Note: If you wish to appoint a second proxy, you may copy this form but you must return both forms together.

VOTING ON BUSINESS OF MEETING

A Shareholder may direct a proxy how to vote by marking one of the boxes opposite each item of business. The direction may specify the number of votes that the proxy may exercise by writing the number of Shares next to the box marked for the relevant item of business.

Where a box is not marked the proxy may vote as they choose subject to the relevant laws.

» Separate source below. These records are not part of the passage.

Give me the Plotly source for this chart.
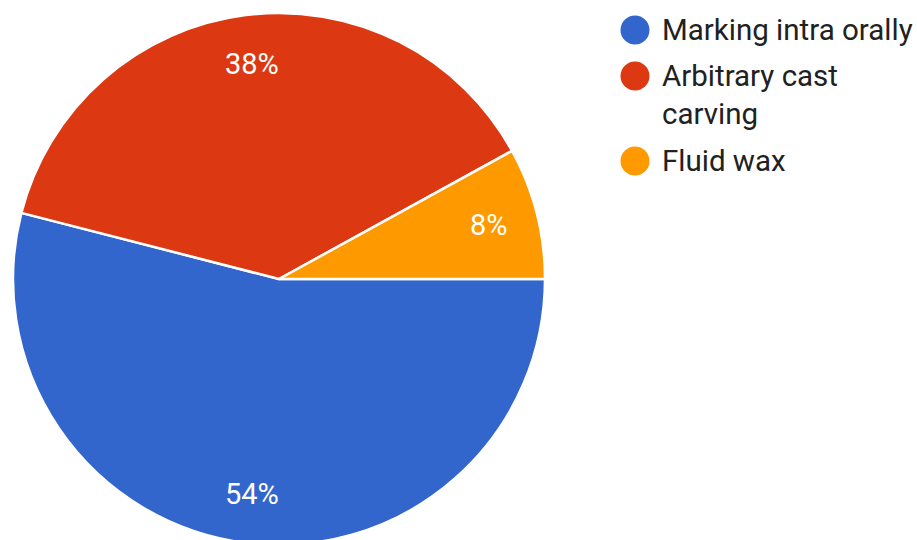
import math
import plotly.graph_objects as go

# Survey answers and their shares (%)
labels = ["Marking intra orally", "Arbitrary cast carving", "Fluid wax"]
legend_text = ["Marking intra orally", "Arbitrary cast<br>carving", "Fluid wax"]
values = [54, 38, 8]
colors = ["#3366CC", "#DC3912", "#FF9900"]

W, H = 917, 558
PIE_LEFT, PIE_TOP, PIE_SIZE = 13, 13, 532


def px(x):
    return x / W


def py(y):
    return 1 - y / H


fig = go.Figure()
fig.add_trace(go.Pie(
    labels=labels,
    values=values,
    sort=False,
    direction="clockwise",
    rotation=90,
    marker=dict(colors=colors, line=dict(color="white", width=2.5)),
    textinfo="none",
    showlegend=False,
    hoverinfo="label+percent",
    domain=dict(x=[px(PIE_LEFT), px(PIE_LEFT + PIE_SIZE)],
                y=[py(PIE_TOP + PIE_SIZE), py(PIE_TOP)]),
))

annotations = []

# Percentage labels placed along each slice's bisector, near the rim
cx = PIE_LEFT + PIE_SIZE / 2
cy = PIE_TOP + PIE_SIZE / 2
r_lab = 0.815 * PIE_SIZE / 2
total = sum(values)
cum = 0
for v in values:
    mid = (cum + v / 2) / total * 2 * math.pi  # clockwise from 3 o'clock
    cum += v
    lx = cx + r_lab * math.cos(mid)
    ly = cy + r_lab * math.sin(mid)
    annotations.append(dict(
        x=px(lx), y=py(ly), xref="paper", yref="paper",
        xanchor="center", yanchor="middle", showarrow=False,
        text=f"{round(v / total * 100)}%",
        font=dict(family="Roboto", size=29, color="white"),
    ))

# Legend: coloured dots with labels on the right
dot_y = [30, 76, 161]
text_y = [30, 57, 161]
anchors = ["middle", "top", "middle"]
shapes = []
for c, t, dy, ty, a in zip(colors, legend_text, dot_y, text_y, anchors):
    shapes.append(dict(
        type="circle", xref="paper", yref="paper",
        x0=px(620.5), x1=px(649.5), y0=py(dy + 14.5), y1=py(dy - 14.5),
        fillcolor=c, line=dict(width=0),
    ))
    annotations.append(dict(
        x=px(660), y=py(ty), xref="paper", yref="paper",
        xanchor="left", yanchor=a, align="left", showarrow=False,
        text=t, font=dict(family="Roboto", size=29.5, color="#212121"),
    ))

fig.update_layout(
    width=W, height=H,
    margin=dict(l=0, r=0, t=0, b=0),
    paper_bgcolor="white",
    shapes=shapes,
    annotations=annotations,
)

fig.write_html(
    "out.html",
    post_script="document.documentElement.style.overflow='hidden';document.body.style.overflow='hidden';document.body.style.margin='0';",
)
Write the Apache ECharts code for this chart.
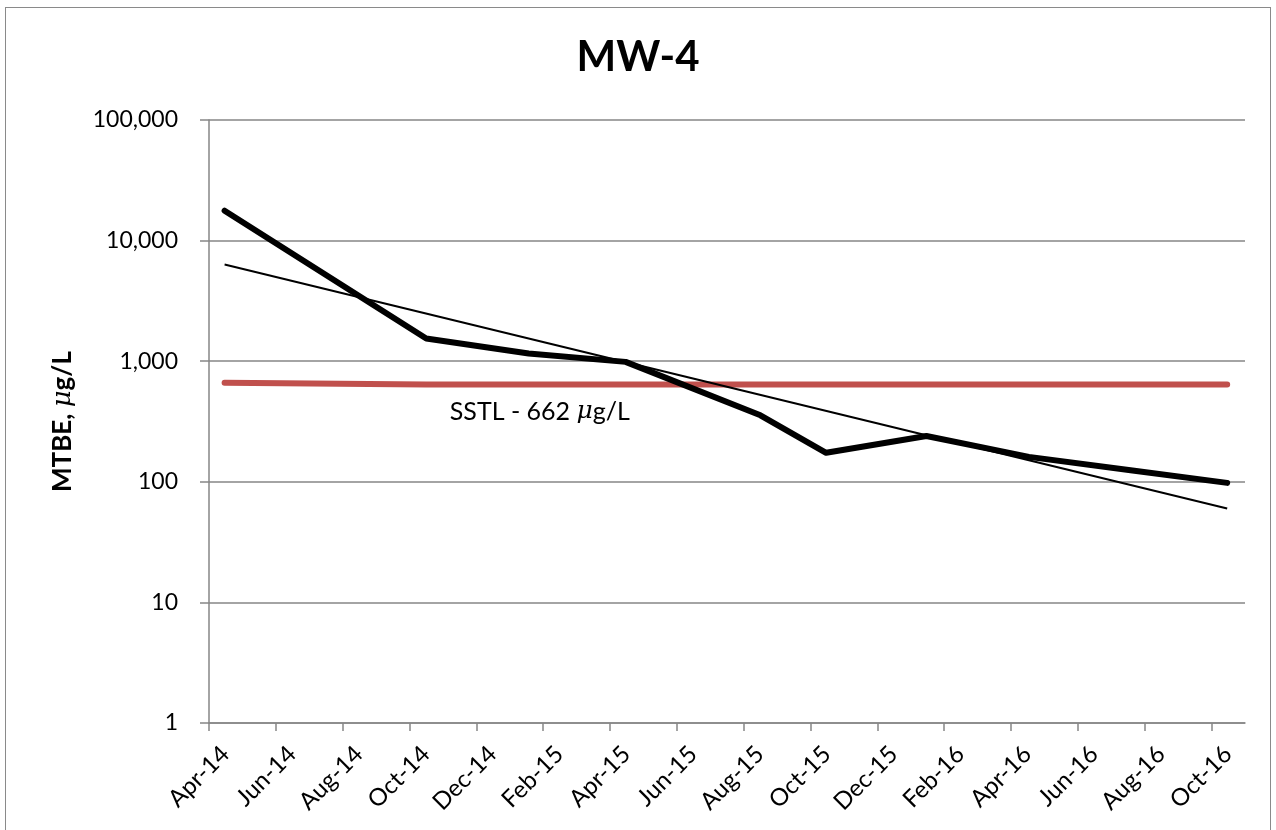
<!DOCTYPE html>
<html>
<head>
<meta charset="utf-8">
<script src="https://cdn.jsdelivr.net/npm/echarts@6/dist/echarts.min.js"></script>
<style>
html,body{margin:0;padding:0;background:#fff;}
#wrap{position:relative;width:1276px;height:830px;}
#frame{position:absolute;left:5px;top:7px;width:1266px;height:830px;border:1.5px solid #8a8a8a;box-sizing:border-box;}
#chart{position:absolute;left:0;top:0;width:1276px;height:830px;}
</style>
</head>
<body>
<div id="wrap"><div id="frame"></div><div id="chart"></div></div>
<script>
// ---- data ----
const sampleDates = ['2014-04-15','2014-10-16','2015-01-18','2015-04-15','2015-08-16','2015-10-15','2016-01-15','2016-04-17','2016-07-20','2016-10-15'];
const mtbeValues = [17700, 1540, 1160, 987, 356, 174, 240, 161, 124, 98];
const sstlValues = [662, 640, 640, 640, 640, 640, 640, 640, 640, 640];
const trendDates = ['2014-04-15', '2016-10-15'];
const trendValues = [6345, 60];
const xTickLabels = ['Apr-14','Jun-14','Aug-14','Oct-14','Dec-14','Feb-15','Apr-15','Jun-15','Aug-15','Oct-15','Dec-15','Feb-16','Apr-16','Jun-16','Aug-16','Oct-16'];
const sstlLabel = 'SSTL - 662 ';
const sstlLabelDate = '2015-01-28';
const titleText = 'MW-4';

// months since 2014-04-01
function monthOffset(s){
  const [y,m,d] = s.split('-').map(Number);
  return (y-2014)*12 + (m-4) + (d-1)/30;
}
const mtbeData = sampleDates.map((d,i)=>[monthOffset(d), mtbeValues[i]]);
const sstlData = sampleDates.map((d,i)=>[monthOffset(d), sstlValues[i]]);
const trendData = trendDates.map((d,i)=>[monthOffset(d), trendValues[i]]);

const FONT = 'Lato';
const chart = echarts.init(document.getElementById('chart'), null, {renderer:'canvas'});
chart.setOption({
  animation:false,
  backgroundColor:'transparent',
  title:{text:titleText,left:'center',top:31,textStyle:{fontFamily:FONT,fontWeight:'bold',fontSize:42,color:'#000'}},
  grid:{left:209,right:31,top:120,bottom:107,containLabel:false},
  xAxis:{
    type:'value',min:0,max:31,interval:2,
    axisLine:{show:true,lineStyle:{color:'#868686',width:1.5}},
    axisTick:{show:true,length:8,lineStyle:{color:'#868686',width:1.5}},
    splitLine:{show:false},
    axisLabel:{
      rotate:45,margin:11,fontFamily:FONT,fontSize:24,color:'#000',
      align:'right',verticalAlign:'top',lineHeight:46,
      showMaxLabel:false,
      formatter:v=>{const i=Math.round(v/2);return (Math.abs(v-2*i)<1e-6 && i<xTickLabels.length)?xTickLabels[i]:'';}
    }
  },
  yAxis:{
    type:'log',logBase:10,min:1,max:100000,
    name:'{b|MTBE, }{i|μ}{b|g/L}',nameLocation:'middle',nameGap:133,nameRotate:90,
    nameTextStyle:{rich:{b:{fontFamily:FONT,fontWeight:'bold',fontSize:26,color:'#000'},i:{fontFamily:'DejaVu Serif',fontStyle:'italic',fontSize:26,color:'#000'}}},
    axisLine:{show:true,lineStyle:{color:'#868686',width:1.5}},
    axisTick:{show:true,length:9,lineStyle:{color:'#868686',width:1.5}},
    splitLine:{show:true,lineStyle:{color:'#868686',width:1.5}},
    axisLabel:{margin:31,fontFamily:FONT,fontSize:23,color:'#000',formatter:v=>Math.round(v).toLocaleString('en-US')}
  },
  series:[
    {type:'line',name:'SSTL',data:sstlData,symbol:'none',lineStyle:{color:'#C0504D',width:6,cap:'round'},z:2,
     markPoint:{symbol:'rect',symbolSize:1,itemStyle:{color:'rgba(0,0,0,0)'},silent:true,
       data:[{coord:[monthOffset(sstlLabelDate),640],value:1}],
       label:{show:true,position:'inside',offset:[0,27],formatter:'{t|'+sstlLabel+'}{i|μ}{t|g/L}',
         rich:{t:{fontFamily:FONT,fontSize:25,color:'#000'},i:{fontFamily:'DejaVu Serif',fontStyle:'italic',fontSize:25,color:'#000'}}}}},
    {type:'line',name:'MTBE',data:mtbeData,symbol:'none',lineStyle:{color:'#000',width:6,cap:'round',join:'round'},z:3},
    {type:'line',name:'Trend',data:trendData,symbol:'none',lineStyle:{color:'#000',width:2},z:4}
  ]
});
</script>
</body>
</html>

Where more than one box is marked on an item the vote will be invalid on that item.

SIGNING INSTRUCTIONS

  • Individual: Where the holding is in one name, the Shareholder must sign.
  • Joint holding: Where the holding is in more than one name, all of the Shareholders should sign. Power of attorney: If you have not already lodged the power of attorney with the registry, please attach a certified photocopy of the power of attorney to this Proxy Form when you return it.
  • Companies: To be signed in accordance with your Constitution. Please sign in the appropriate box which indicates the office held by you.

ATTENDING THE MEETING

Completion of a Proxy Form will not prevent individual Shareholders from attending the Meeting in person if they wish. Where a Shareholder completes and lodges a valid Proxy Form and attends the Meeting in person, then the proxy's authority to speak and vote for that Shareholder is suspended while the Shareholder is present at the Meeting.

LODGEMENT OF VOTES

To be effective, a validly appointed proxy must be received by the Company not less than 48 hours prior to commencement of the Meeting.